Studies show that if you seen an opossum around your neighborhood, you should consider yourself lucky. While they look like the type of animal that would spread disease, the truth is that their appetites for ticks makes them effective in stopping diseases spread by them.
Tick populations are on the rise, and just three types of them can carry 15 diseases, including Lyme. The medical community has realized that Lyme Disease is often misdiagnosed and that the disease is more prevalent and problematic than previously known. Scientists are testing ways to limit the transmission of Lyme Disease by limiting record-high tick populations through natural ecosystems.
A study compared squirrels, mice and opossums, which all eat ticks, and found opossums were the most effective ecological traps. Researchers found that ticks favor opossums twice as much as the other animals, and opossums are the most effective at killing ticks. Opossums kill almost every tick that occupies them; a single opossum kills over 5500 ticks per week.

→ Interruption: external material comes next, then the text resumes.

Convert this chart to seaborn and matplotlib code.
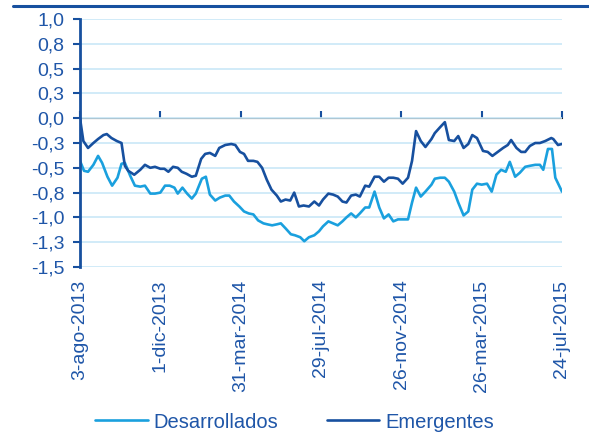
import matplotlib
matplotlib.use("Agg")
import matplotlib.pyplot as plt
import numpy as np
import pandas as pd
import seaborn as sns
from matplotlib.lines import Line2D

# días desde el 3-ago-2013 y valores
dias_desarrollados = [
    0, 6, 12, 20, 27, 33, 41, 48, 56, 62, 67, 75, 82, 90, 97, 105, 112, 120,
    127, 134, 141, 146, 153, 160, 167, 173, 182, 188, 194, 202, 209, 217, 223,
    230, 238, 245, 252, 259, 266, 274, 280, 287, 294, 300, 307, 315, 321, 329,
    335, 342, 350, 357, 363, 371, 378, 385, 392, 398, 405, 412, 418, 426, 432,
    440, 447, 454, 461, 468, 475, 482, 490, 496, 502, 509, 516, 525, 530, 538,
    545, 551, 559, 565, 573, 580, 586, 593, 600, 608, 615, 622, 629, 636, 642,
    650, 657, 665, 672, 680, 687, 692, 699, 705, 710, 720,
]
desarrollados = [
    -0.43, -0.53, -0.54, -0.47, -0.38, -0.45, -0.59, -0.68, -0.60, -0.46, -0.45,
    -0.58, -0.68, -0.69, -0.68, -0.76, -0.76, -0.75, -0.68, -0.68, -0.70, -0.76,
    -0.70, -0.76, -0.81, -0.76, -0.61, -0.59, -0.77, -0.83, -0.80, -0.78, -0.78,
    -0.84, -0.89, -0.94, -0.96, -0.97, -1.03, -1.06, -1.07, -1.08, -1.07, -1.06,
    -1.11, -1.17, -1.18, -1.20, -1.24, -1.20, -1.18, -1.14, -1.09, -1.04, -1.06,
    -1.08, -1.04, -1.00, -0.96, -1.00, -0.96, -0.90, -0.90, -0.74, -0.90, -1.01,
    -0.97, -1.04, -1.02, -1.02, -1.02, -0.85, -0.70, -0.79, -0.74, -0.67, -0.61,
    -0.60, -0.60, -0.64, -0.74, -0.85, -0.98, -0.94, -0.72, -0.66, -0.67, -0.66,
    -0.74, -0.57, -0.52, -0.54, -0.44, -0.59, -0.55, -0.49, -0.48, -0.47, -0.47,
    -0.52, -0.31, -0.31, -0.60, -0.74,
]

dias_emergentes = [
    0, 5, 12, 20, 27, 35, 40, 47, 55, 62, 67, 72, 81, 90, 97, 105, 112, 120,
    126, 132, 139, 146, 152, 159, 167, 173, 181, 187, 194, 202, 208, 217, 226,
    232, 239, 245, 251, 259, 265, 272, 279, 286, 294, 300, 307, 314, 320, 327,
    334, 342, 350, 357, 363, 371, 378, 385, 392, 398, 405, 412, 418, 426, 432,
    440, 447, 454, 461, 468, 475, 482, 490, 496, 502, 509, 516, 525, 530, 538,
    545, 551, 559, 565, 573, 580, 586, 593, 602, 609, 616, 624, 632, 639, 644,
    652, 659, 665, 672, 680, 687, 695, 704, 707, 714, 720,
]
emergentes = [
    0.00, -0.23, -0.30, -0.25, -0.21, -0.17, -0.16, -0.20, -0.23, -0.25, -0.48,
    -0.53, -0.57, -0.52, -0.47, -0.50, -0.49, -0.51, -0.51, -0.54, -0.49, -0.50,
    -0.54, -0.56, -0.59, -0.58, -0.41, -0.36, -0.35, -0.38, -0.30, -0.27, -0.26,
    -0.27, -0.34, -0.36, -0.43, -0.43, -0.44, -0.50, -0.62, -0.72, -0.78, -0.84,
    -0.82, -0.83, -0.75, -0.89, -0.88, -0.89, -0.84, -0.88, -0.82, -0.76, -0.77,
    -0.79, -0.84, -0.85, -0.78, -0.77, -0.79, -0.68, -0.69, -0.59, -0.59, -0.64,
    -0.60, -0.60, -0.61, -0.66, -0.60, -0.43, -0.13, -0.23, -0.29, -0.21, -0.15,
    -0.09, -0.04, -0.22, -0.23, -0.18, -0.30, -0.26, -0.17, -0.20, -0.33, -0.34,
    -0.38, -0.34, -0.30, -0.27, -0.22, -0.30, -0.34, -0.34, -0.28, -0.25, -0.25,
    -0.23, -0.20, -0.21, -0.27, -0.26,
]

ticks_x = ["3-ago-2013", "1-dic-2013", "31-mar-2014", "29-jul-2014",
           "26-nov-2014", "26-mar-2015", "24-jul-2015"]
fechas_x = ["2013-08-03", "2013-12-01", "2014-03-31", "2014-07-29",
            "2014-11-26", "2015-03-26", "2015-07-24"]
ticks_y = [1.0, 0.75, 0.5, 0.25, 0.0, -0.25, -0.5, -0.75, -1.0, -1.25, -1.5]
etiquetas_y = ["1,0", "0,8", "0,5", "0,3", "0,0", "-0,3", "-0,5", "-0,8",
               "-1,0", "-1,3", "-1,5"]

azul_claro = "#1aa0de"
azul_oscuro = "#17509f"
azul_texto = "#1f56a8"
gris_grid = "#c9e8f7"

df = pd.concat([
    pd.DataFrame({"dia": dias_desarrollados, "valor": desarrollados,
                  "serie": "Desarrollados"}),
    pd.DataFrame({"dia": dias_emergentes, "valor": emergentes,
                  "serie": "Emergentes"}),
])

sns.set_style("white")
plt.rcParams["font.family"] = ["Liberation Sans", "DejaVu Sans"]

fig = plt.figure(figsize=(5.89, 4.34), dpi=100)
ax = fig.add_axes([80 / 589, 1 - 267 / 434, 482 / 589, 248 / 434])

sns.lineplot(data=df, x="dia", y="valor", hue="serie", estimator=None,
             palette={"Desarrollados": azul_claro, "Emergentes": azul_oscuro},
             linewidth=1.9, legend=False, ax=ax)

inicio = pd.Timestamp(fechas_x[0])
pos_x = [(pd.Timestamp(f) - inicio).days for f in fechas_x]

ax.set_xlim(pos_x[0], pos_x[-1])
ax.set_ylim(-1.5, 1.0)
ax.set_xlabel("")
ax.set_ylabel("")

ax.set_yticks(ticks_y)
ax.set_yticklabels(etiquetas_y)
ax.yaxis.grid(True, color=gris_grid, linewidth=1.2)
ax.xaxis.grid(False)
ax.set_axisbelow(True)

ax.set_xticks(pos_x)
ax.set_xticklabels(ticks_x, rotation=90)
ax.tick_params(axis="x", length=0, pad=9, labelsize=14, labelcolor=azul_texto)
ax.tick_params(axis="y", direction="out", length=5, width=1.5,
               color=azul_oscuro, pad=6, labelsize=14, labelcolor=azul_texto,
               left=True)

for lado in ["top", "right", "bottom"]:
    ax.spines[lado].set_visible(False)
ax.spines["left"].set_color(azul_oscuro)
ax.spines["left"].set_linewidth(2)

# eje en el cero con marcas hacia abajo
eje_cero = ax.secondary_xaxis(0.6)
eje_cero.set_xticks(pos_x)
eje_cero.set_xticklabels([])
eje_cero.tick_params(direction="out", length=5, width=1.5, color=azul_oscuro)
eje_cero.spines["bottom"].set_color(azul_oscuro)
eje_cero.spines["bottom"].set_linewidth(2)

# línea superior del cuadro
fig.add_artist(Line2D([13 / 589, 1.0], [1 - 6 / 434, 1 - 6 / 434],
                      color=azul_oscuro, linewidth=2.2,
                      transform=fig.transFigure))

handles = [Line2D([], [], color=azul_claro, linewidth=1.9),
           Line2D([], [], color=azul_oscuro, linewidth=1.9)]
leg = fig.legend(handles, ["Desarrollados", "Emergentes"], loc="center",
                 bbox_to_anchor=(0.5, 1 - 422 / 434), ncol=2, frameon=False,
                 fontsize=14.5, handlelength=2.6, columnspacing=2.4,
                 handletextpad=0.3, borderpad=0.1)
for t in leg.get_texts():
    t.set_color(azul_texto)

fig.savefig("out.png", dpi=100)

Effective at eating disease-causing ticks, opossums are resistant to many diseases themselves. According to the Wildlife Rescue and Rehabilitation, opossums are rarely found to be rabid and are gentle. If they feel really threatened, the worst they do is play dead.
Scientists aren’t suggesting breeding vast populations of opossums, but they say we should be happy that they are a part of our ecosystem and that we should let them live and do their part to fight tick populations.